§ **WRITTEN EXERCISE**
Retype the opening lines of the data exactly, stopping after the line that contains "(0,0) rectangle (1568,960);". Skip every picture.
============================================================
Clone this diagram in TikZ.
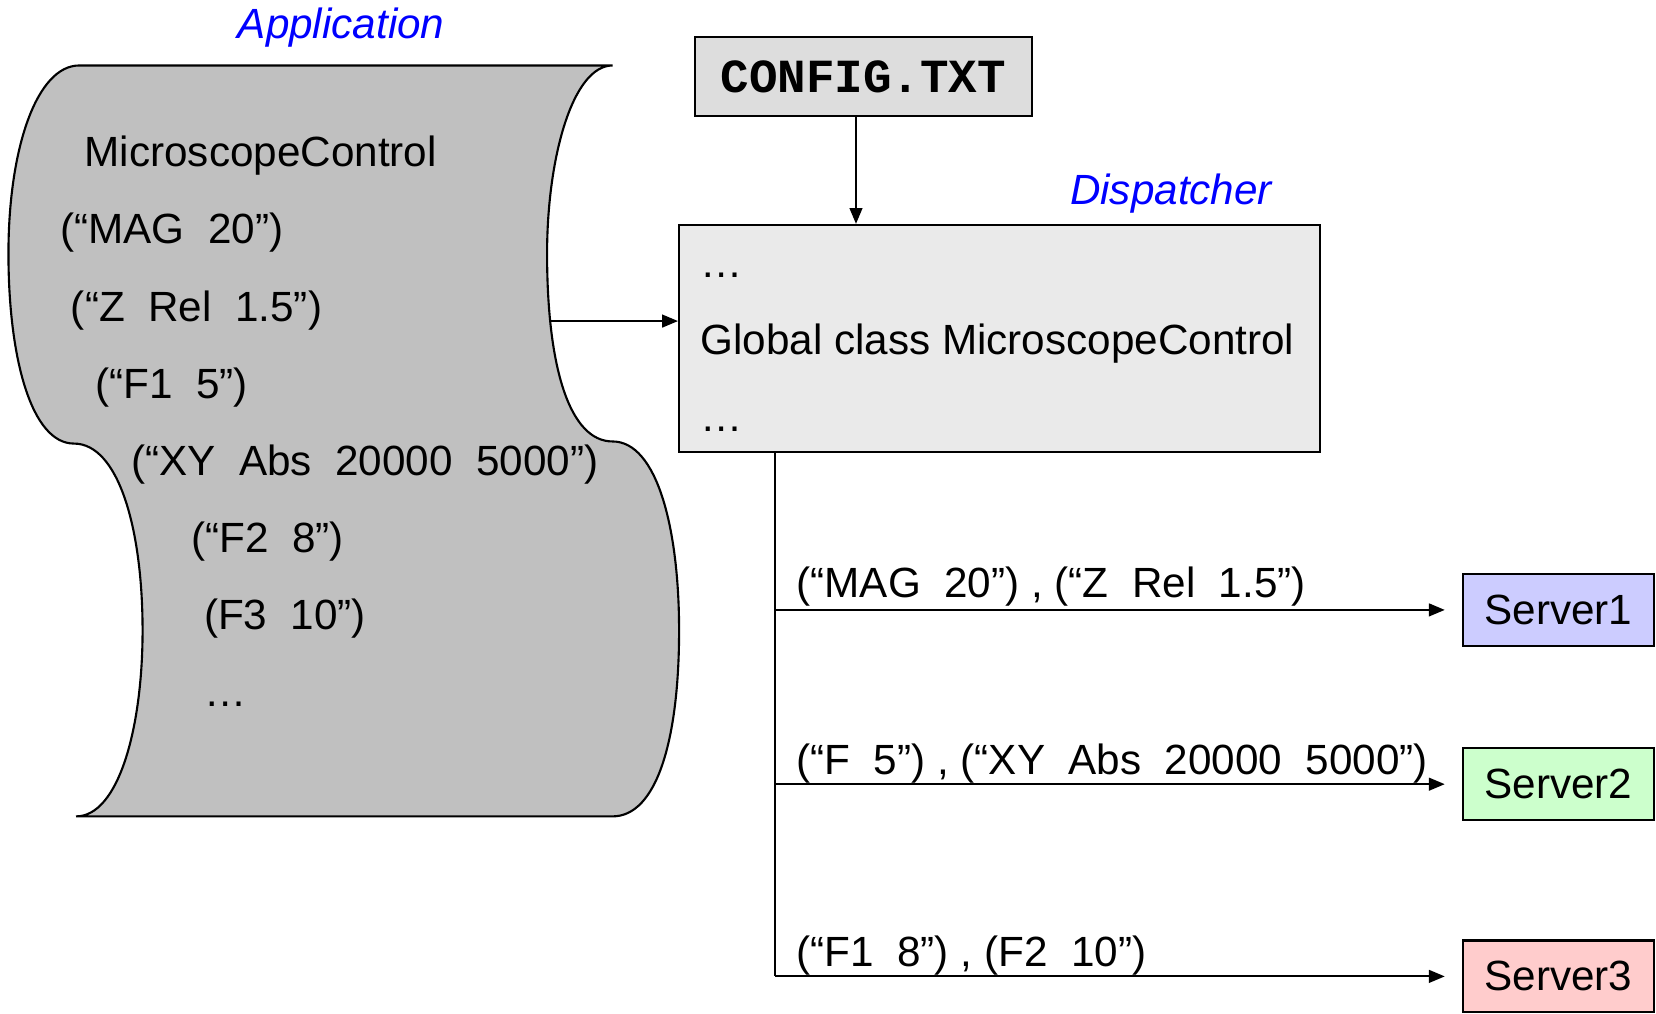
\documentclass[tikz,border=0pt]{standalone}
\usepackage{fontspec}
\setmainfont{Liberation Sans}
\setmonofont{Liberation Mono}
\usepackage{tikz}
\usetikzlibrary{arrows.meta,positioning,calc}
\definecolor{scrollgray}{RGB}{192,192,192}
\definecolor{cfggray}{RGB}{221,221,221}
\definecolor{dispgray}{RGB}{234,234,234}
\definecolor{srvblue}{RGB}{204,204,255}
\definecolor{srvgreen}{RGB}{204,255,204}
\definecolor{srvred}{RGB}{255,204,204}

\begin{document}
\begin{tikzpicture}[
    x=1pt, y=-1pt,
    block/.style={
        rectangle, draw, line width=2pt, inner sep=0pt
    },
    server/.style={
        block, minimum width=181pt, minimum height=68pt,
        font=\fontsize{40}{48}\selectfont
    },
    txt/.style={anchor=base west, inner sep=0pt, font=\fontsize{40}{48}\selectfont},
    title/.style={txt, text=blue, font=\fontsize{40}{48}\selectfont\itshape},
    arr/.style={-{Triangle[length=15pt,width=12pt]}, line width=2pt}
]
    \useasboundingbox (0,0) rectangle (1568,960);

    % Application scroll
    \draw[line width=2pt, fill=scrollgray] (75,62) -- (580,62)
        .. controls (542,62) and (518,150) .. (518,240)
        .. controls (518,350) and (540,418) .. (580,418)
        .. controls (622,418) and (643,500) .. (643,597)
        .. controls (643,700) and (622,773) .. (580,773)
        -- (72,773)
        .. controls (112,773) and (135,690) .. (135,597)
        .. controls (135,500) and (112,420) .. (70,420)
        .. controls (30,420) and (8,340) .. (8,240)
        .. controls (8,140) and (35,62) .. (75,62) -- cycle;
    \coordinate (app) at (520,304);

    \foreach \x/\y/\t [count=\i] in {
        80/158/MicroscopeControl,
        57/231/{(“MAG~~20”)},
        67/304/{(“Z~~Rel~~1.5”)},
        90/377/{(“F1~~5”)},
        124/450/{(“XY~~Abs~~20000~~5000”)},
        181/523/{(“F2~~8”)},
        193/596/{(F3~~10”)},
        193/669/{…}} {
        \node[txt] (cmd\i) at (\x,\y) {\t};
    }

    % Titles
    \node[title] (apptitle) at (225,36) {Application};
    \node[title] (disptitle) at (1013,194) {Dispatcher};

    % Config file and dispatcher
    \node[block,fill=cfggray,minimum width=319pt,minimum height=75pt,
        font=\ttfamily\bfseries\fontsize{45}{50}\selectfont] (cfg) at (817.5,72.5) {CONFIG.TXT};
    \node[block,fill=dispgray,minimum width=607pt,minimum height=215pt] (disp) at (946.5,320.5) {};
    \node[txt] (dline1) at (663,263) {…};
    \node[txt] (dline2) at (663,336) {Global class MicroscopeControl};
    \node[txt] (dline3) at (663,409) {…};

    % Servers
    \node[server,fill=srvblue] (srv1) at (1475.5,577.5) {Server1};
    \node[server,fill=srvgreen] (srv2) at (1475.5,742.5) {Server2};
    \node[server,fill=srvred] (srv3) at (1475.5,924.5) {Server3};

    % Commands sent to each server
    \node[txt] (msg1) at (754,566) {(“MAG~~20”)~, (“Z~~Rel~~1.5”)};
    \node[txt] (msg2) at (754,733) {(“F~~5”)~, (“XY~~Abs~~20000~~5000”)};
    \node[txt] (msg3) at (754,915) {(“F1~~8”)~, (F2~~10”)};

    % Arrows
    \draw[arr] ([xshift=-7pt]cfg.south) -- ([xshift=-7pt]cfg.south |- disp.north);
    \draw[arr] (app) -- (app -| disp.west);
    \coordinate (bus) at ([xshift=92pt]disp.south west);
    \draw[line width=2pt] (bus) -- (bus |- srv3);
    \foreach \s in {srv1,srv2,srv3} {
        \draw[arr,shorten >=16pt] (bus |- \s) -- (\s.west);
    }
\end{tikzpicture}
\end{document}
============================================================
§ **OUTPUT OF THE EXERCISE**
Clone this diagram in TikZ.
\documentclass[tikz,border=0pt]{standalone}
\usepackage{fontspec}
\setmainfont{Liberation Sans}
\setmonofont{Liberation Mono}
\usepackage{tikz}
\usetikzlibrary{arrows.meta,positioning,calc}
\definecolor{scrollgray}{RGB}{192,192,192}
\definecolor{cfggray}{RGB}{221,221,221}
\definecolor{dispgray}{RGB}{234,234,234}
\definecolor{srvblue}{RGB}{204,204,255}
\definecolor{srvgreen}{RGB}{204,255,204}
\definecolor{srvred}{RGB}{255,204,204}

\begin{document}
\begin{tikzpicture}[
    x=1pt, y=-1pt,
    block/.style={
        rectangle, draw, line width=2pt, inner sep=0pt
    },
    server/.style={
        block, minimum width=181pt, minimum height=68pt,
        font=\fontsize{40}{48}\selectfont
    },
    txt/.style={anchor=base west, inner sep=0pt, font=\fontsize{40}{48}\selectfont},
    title/.style={txt, text=blue, font=\fontsize{40}{48}\selectfont\itshape},
    arr/.style={-{Triangle[length=15pt,width=12pt]}, line width=2pt}
]
    \useasboundingbox (0,0) rectangle (1568,960);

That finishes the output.